With software development being a long journey to take, and with many actions to complete. It can be easy to think that the best types of statistics to track are ones related to percentages, or measured in fractions of a larger number.
Unfortunately, it turns out that these types of statistics are not very helpful in a software testing context. They can be too high level, too vague at times and not take into account important quality factors.
Let’s start by looking at what a metric is, some examples of common metrics that are collected and reported on. And finally, I’ll share some tips to construct better, more useful metrics.
My definition of a testing metric
Metrics in software testing are a way for us to track certain attributes of our ongoing, and past testing activities. We can then communicate these to others in the form of conversations or status updates. Providing others with the ability to understand our current actions, future targets and previous results.
Metrics are the result of various insights which are then used to drive change, improve processes and evolve peoples understanding.
“Measurement is the first step that leads to control and eventually to improvement. If you can’t measure something, you can’t understand it. If you can’t understand it, you can’t control it. If you can’t control it, you can’t improve it.”
H. James Harrington
Unfortunately, when most metrics are created. The author can often fall into the trap of creating statistics that serve little purpose, aren’t very helpful or simply misleading.
Number of test cases executed and defects found
I can see these metrics being helpful if you wanted to track the status of the testing that your software product is undergoing.
But unfortunately, software testing is rarely easy to measure in a length of time. Like a loading bar that slowly creeps its way up to 100% where everything is complete.
It also doesn’t separate those test cases that are critical for the software to operate. Such as the admin area of a CRM application. Or those that aren’t critical, and related to non-core functionality.
Nor does it separate those bugs which are non-critical in nature like a typo in a greeting message, or the login box being the wrong shade of grey.
Number of defects found per tester
Testers should be working in collaboration with each other (especially in an Agile project). Not feel that are in competition with their colleagues to uncover an arbitrary number of defects, no matter their impact on the software.
One tester may find more bugs due to defect clustering, leaving others to test more stable parts of the system.
Also, it can provide management with an unfair opinion of a tester who will be getting an incomplete view of the testers contributions.
Anything that measures one tester against another is a bad metric in my view. It discourages teamwork and promotes a “me vs you” mentality in testing teams.
Percentage of automated tests
Having every single test case automated means nothing if it provides the same feedback as having only a few of your tests automated.
Plus, if your software is prone to change. Or has a fast development cycle. Your automated checks will easily break. Losing valuable time as a result because of maintaining an automation suite that is not providing value.
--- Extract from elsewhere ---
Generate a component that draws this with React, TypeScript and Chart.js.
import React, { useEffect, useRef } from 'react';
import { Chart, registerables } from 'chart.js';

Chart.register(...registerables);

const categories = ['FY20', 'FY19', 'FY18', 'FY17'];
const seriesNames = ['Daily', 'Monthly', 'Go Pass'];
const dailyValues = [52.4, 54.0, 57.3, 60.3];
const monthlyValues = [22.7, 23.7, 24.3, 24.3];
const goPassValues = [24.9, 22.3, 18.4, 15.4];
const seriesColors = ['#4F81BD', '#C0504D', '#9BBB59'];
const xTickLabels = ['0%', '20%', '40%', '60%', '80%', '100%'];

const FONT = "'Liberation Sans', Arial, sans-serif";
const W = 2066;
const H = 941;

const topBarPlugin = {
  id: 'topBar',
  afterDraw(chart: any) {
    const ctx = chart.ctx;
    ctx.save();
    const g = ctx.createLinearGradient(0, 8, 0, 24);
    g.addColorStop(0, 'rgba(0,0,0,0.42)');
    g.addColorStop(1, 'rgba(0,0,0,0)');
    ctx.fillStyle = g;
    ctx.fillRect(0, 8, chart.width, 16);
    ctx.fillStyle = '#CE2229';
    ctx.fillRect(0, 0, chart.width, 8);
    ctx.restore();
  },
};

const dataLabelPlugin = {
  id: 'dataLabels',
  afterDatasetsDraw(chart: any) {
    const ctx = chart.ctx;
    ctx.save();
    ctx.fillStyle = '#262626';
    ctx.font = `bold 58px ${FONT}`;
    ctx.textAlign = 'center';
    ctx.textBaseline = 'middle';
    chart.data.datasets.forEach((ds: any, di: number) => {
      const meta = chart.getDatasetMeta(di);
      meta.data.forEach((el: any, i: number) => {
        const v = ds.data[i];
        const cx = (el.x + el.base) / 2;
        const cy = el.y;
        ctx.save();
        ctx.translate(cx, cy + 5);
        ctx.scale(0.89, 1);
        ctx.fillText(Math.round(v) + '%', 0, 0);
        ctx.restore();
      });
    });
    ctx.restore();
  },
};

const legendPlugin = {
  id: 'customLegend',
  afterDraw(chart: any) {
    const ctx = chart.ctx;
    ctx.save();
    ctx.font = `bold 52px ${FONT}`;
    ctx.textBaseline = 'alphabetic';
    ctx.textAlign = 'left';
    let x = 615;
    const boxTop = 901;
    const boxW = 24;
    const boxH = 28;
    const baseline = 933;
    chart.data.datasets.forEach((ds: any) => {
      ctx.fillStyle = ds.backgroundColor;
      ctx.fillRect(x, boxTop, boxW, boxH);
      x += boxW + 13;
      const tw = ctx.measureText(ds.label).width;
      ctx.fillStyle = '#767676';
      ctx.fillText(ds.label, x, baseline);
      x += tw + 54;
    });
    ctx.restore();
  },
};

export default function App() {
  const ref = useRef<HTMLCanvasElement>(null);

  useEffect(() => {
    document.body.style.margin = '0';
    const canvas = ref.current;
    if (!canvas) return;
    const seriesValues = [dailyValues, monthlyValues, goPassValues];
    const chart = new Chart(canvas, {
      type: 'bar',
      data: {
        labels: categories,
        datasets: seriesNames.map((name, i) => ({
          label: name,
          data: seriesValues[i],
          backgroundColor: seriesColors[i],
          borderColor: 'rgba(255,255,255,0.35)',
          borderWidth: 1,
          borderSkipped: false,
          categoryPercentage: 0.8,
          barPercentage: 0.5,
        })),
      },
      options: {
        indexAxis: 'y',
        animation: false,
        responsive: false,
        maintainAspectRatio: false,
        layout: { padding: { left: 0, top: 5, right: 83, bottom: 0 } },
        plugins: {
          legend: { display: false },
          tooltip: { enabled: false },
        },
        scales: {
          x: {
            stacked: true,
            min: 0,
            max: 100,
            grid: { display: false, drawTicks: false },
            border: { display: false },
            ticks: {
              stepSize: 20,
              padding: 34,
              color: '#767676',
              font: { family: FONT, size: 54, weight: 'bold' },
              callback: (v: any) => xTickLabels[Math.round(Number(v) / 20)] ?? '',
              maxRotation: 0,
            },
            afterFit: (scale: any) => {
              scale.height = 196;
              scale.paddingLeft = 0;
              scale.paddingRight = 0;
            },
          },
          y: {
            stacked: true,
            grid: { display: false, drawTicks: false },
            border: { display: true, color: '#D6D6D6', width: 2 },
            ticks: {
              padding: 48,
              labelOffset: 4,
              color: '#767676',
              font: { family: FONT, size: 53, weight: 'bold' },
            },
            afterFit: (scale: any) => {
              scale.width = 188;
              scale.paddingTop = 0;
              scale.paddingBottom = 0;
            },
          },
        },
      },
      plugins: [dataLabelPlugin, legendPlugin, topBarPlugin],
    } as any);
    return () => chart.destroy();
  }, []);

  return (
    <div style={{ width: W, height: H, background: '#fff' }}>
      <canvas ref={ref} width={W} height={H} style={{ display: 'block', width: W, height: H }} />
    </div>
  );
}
Automation should be used to support testing efforts. Not be a replacement entirely.
Metrics aid your navigation
Different levels of an organisation keep track of and use metrics in different ways. For example, the development teams might keep metrics related to how many features they’ve coded or the number of defects they’ve fixed.
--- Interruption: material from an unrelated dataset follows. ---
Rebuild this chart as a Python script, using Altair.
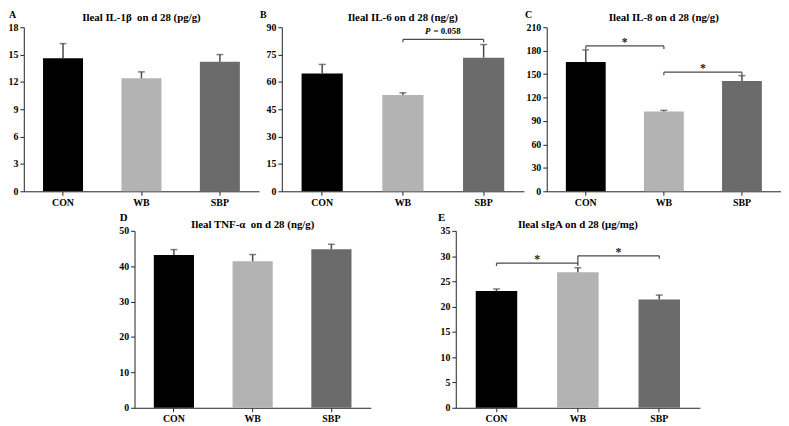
import altair as alt
import pandas as pd

groups = ["CON", "WB", "SBP"]
colors = ["#000000", "#b3b3b3", "#6b6b6b"]

a_mean = [14.6, 12.4, 14.2]
a_err = [1.6, 0.7, 0.8]
b_mean = [64.6, 52.8, 73.3]
b_err = [5.0, 1.2, 7.2]
c_mean = [165.5, 102.0, 141.0]
c_err = [15.5, 1.6, 7.0]
d_mean = [43.2, 41.4, 44.8]
d_err = [1.5, 1.9, 1.4]
e_mean = [23.1, 26.8, 21.4]
e_err = [0.4, 0.9, 0.9]

titles = ["Ileal IL-1\u03b2 \u00a0on d 28 (pg/g)", "Ileal IL-6 on d 28 (ng/g)",
          "Ileal IL-8 on d 28 (ng/g)", "Ileal TNF-\u03b1 \u00a0on d 28 (ng/g)",
          "Ileal sIgA on d 28 (\u03bcg/mg)"]
letters = ["A", "B", "C", "D", "E"]

# brackets: (from, to, level, left drop, right drop, label)
b_brackets = [("WB", "SBP", 83.3, 1.5, 1.5, "P")]
c_brackets = [("CON", "WB", 186.0, 4.0, 4.0, "*"), ("WB", "SBP", 152.5, 4.0, 4.0, "*")]
e_brackets = [("CON", "WB", 28.6, 0.55, 0.55, "*"), ("WB", "SBP", 30.05, 1.6, 0.55, "*")]

FONT = "Liberation Serif"
LINE = "#4a4a4a"


def panel(letter, title, means, errs, ymax, ystep, width, height,
          brackets=None, letter_x=-16, letter_y=-17, title_y=-15, letter_size=11):
    df = pd.DataFrame({"group": groups, "mean": means,
                       "upper": [m + e for m, e in zip(means, errs)]})
    xscale = alt.Scale(domain=groups, paddingInner=0.49, paddingOuter=0.245)
    yscale = alt.Scale(domain=[0, ymax], nice=False, zero=True)
    xax = alt.Axis(title=None, labelAngle=0, labelOverlap=False)
    yax = alt.Axis(title=None, values=list(range(0, ymax + 1, ystep)),
                   labelOverlap=False, tickCount=len(range(0, ymax + 1, ystep)))
    base = alt.Chart(df)
    bars = base.mark_bar().encode(
        x=alt.X("group:N", scale=xscale, axis=xax, sort=groups),
        y=alt.Y("mean:Q", scale=yscale, axis=yax),
        color=alt.Color("group:N", scale=alt.Scale(domain=groups, range=colors), legend=None),
    )
    whisk = base.mark_rule(color=LINE, strokeWidth=1.5).encode(
        x=alt.X("group:N", scale=xscale, sort=groups),
        y=alt.Y("mean:Q", scale=yscale),
        y2="upper:Q",
    )
    cap = base.mark_tick(color=LINE, thickness=1.5, size=7).encode(
        x=alt.X("group:N", scale=xscale, sort=groups),
        y=alt.Y("upper:Q", scale=yscale),
    )
    lab = alt.Chart(pd.DataFrame({"t": [letter]})).mark_text(
        font=FONT, fontSize=letter_size, fontWeight="bold", align="left", baseline="top",
        color="black"
    ).encode(text="t:N", x=alt.value(letter_x), y=alt.value(letter_y))
    tit = alt.Chart(pd.DataFrame({"t": [title]})).mark_text(
        font=FONT, fontSize=11, fontWeight="bold", align="center", baseline="top", color="black"
    ).encode(text="t:N", x=alt.value(width / 2), y=alt.value(title_y))
    layers = [bars, whisk, cap]
    if brackets:
        step = width / 3.0
        bdf = pd.DataFrame({
            "x1": [b[0] for b in brackets], "x2": [b[1] for b in brackets],
            "lev": [b[2] for b in brackets],
            "low1": [b[2] - b[3] for b in brackets],
            "low2": [b[2] - b[4] for b in brackets],
            "lab": [b[5] for b in brackets],
        })
        bb = alt.Chart(bdf)
        hor = bb.mark_rule(color=LINE, strokeWidth=1.2).encode(
            x=alt.X("x1:N", scale=xscale), x2="x2:N", y=alt.Y("lev:Q", scale=yscale))
        left = bb.mark_rule(color=LINE, strokeWidth=1.2).encode(
            x=alt.X("x1:N", scale=xscale), y=alt.Y("lev:Q", scale=yscale), y2="low1:Q")
        right = bb.mark_rule(color=LINE, strokeWidth=1.2).encode(
            x=alt.X("x2:N", scale=xscale), y=alt.Y("lev:Q", scale=yscale), y2="low2:Q")
        layers += [hor, left, right]
        if brackets[0][5] == "P":
            p1 = bb.mark_text(font=FONT, fontSize=9, fontWeight="bold", fontStyle="italic",
                              align="right", baseline="alphabetic", dx=step / 2 - 13, dy=-5,
                              color="black").encode(
                x=alt.X("x1:N", scale=xscale), y=alt.Y("lev:Q", scale=yscale), text="lab:N")
            p2 = bb.mark_text(font=FONT, fontSize=9, fontWeight="bold",
                              align="left", baseline="alphabetic", dx=step / 2 - 10, dy=-5,
                              color="black").encode(
                x=alt.X("x1:N", scale=xscale), y=alt.Y("lev:Q", scale=yscale),
                text=alt.value("= 0.058"))
            layers += [p1, p2]
        else:
            st = bb.mark_text(font=FONT, fontSize=12, fontWeight="bold",
                              align="center", baseline="alphabetic", dx=step / 2, dy=0,
                              color="#222222").encode(
                x=alt.X("x1:N", scale=xscale), y=alt.Y("lev:Q", scale=yscale), text="lab:N")
            layers += [st]
    layers += [lab, tit]
    return alt.layer(*layers).properties(width=width, height=height)


A = panel(letters[0], titles[0], a_mean, a_err, 18, 3, 238, 166, letter_x=-15, letter_size=10)
B = panel(letters[1], titles[1], b_mean, b_err, 90, 15, 245, 166, b_brackets, letter_x=-22,
          letter_size=10)
C = panel(letters[2], titles[2], c_mean, c_err, 210, 30, 237, 166, c_brackets, letter_x=-22,
          letter_size=10)
D = panel(letters[3], titles[3], d_mean, d_err, 50, 10, 239, 179, letter_x=-15,
          letter_y=-19, title_y=-12)
E = panel(letters[4], titles[4], e_mean, e_err, 35, 5, 247, 179, e_brackets, letter_x=-18,
          letter_y=-19, title_y=-12)

spacer = alt.Chart(pd.DataFrame({"s": [0]})).mark_rule(opacity=0, strokeWidth=0).encode(
    x=alt.value(0), x2=alt.value(28), y=alt.value(0)
).properties(width=28, height=1)

top = alt.hconcat(A, B, C, spacing=1)
bottom = alt.hconcat(spacer, D, E, spacing=68)

chart = alt.vconcat(top, bottom, spacing=5).properties(
    padding={"left": 0, "top": 0, "right": 0, "bottom": 0}
).configure_view(stroke=None).configure_axis(
    labelFont=FONT, labelFontSize=10, labelFontWeight="bold", labelColor="black",
    domainColor="#222222", tickColor="#222222", tickSize=4, labelPadding=2,
    grid=False, domainWidth=1, tickWidth=1, labelOverlap=False
)

chart.save("out.html", embed_options={"renderer": "svg", "actions": False})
Stakeholders might track metrics related to the efficiency of a department. Or those related to revenue-creating activities.
Testers need to find the right metrics that they can report on that make the most sense for them. Moulding them around software quality. And not on meaningless figures like ‘number of tests executed’.
Because as we have seen. Not only are these figures meaningless in a quality context. They can also be quite damaging to the testing team.
When we use metrics correctly. Creating ones that are meaningful to others and define what your goal is. Other people will better understand where you are trying to get to, the obstacles you are facing. And will be in a better position to help you on your journey.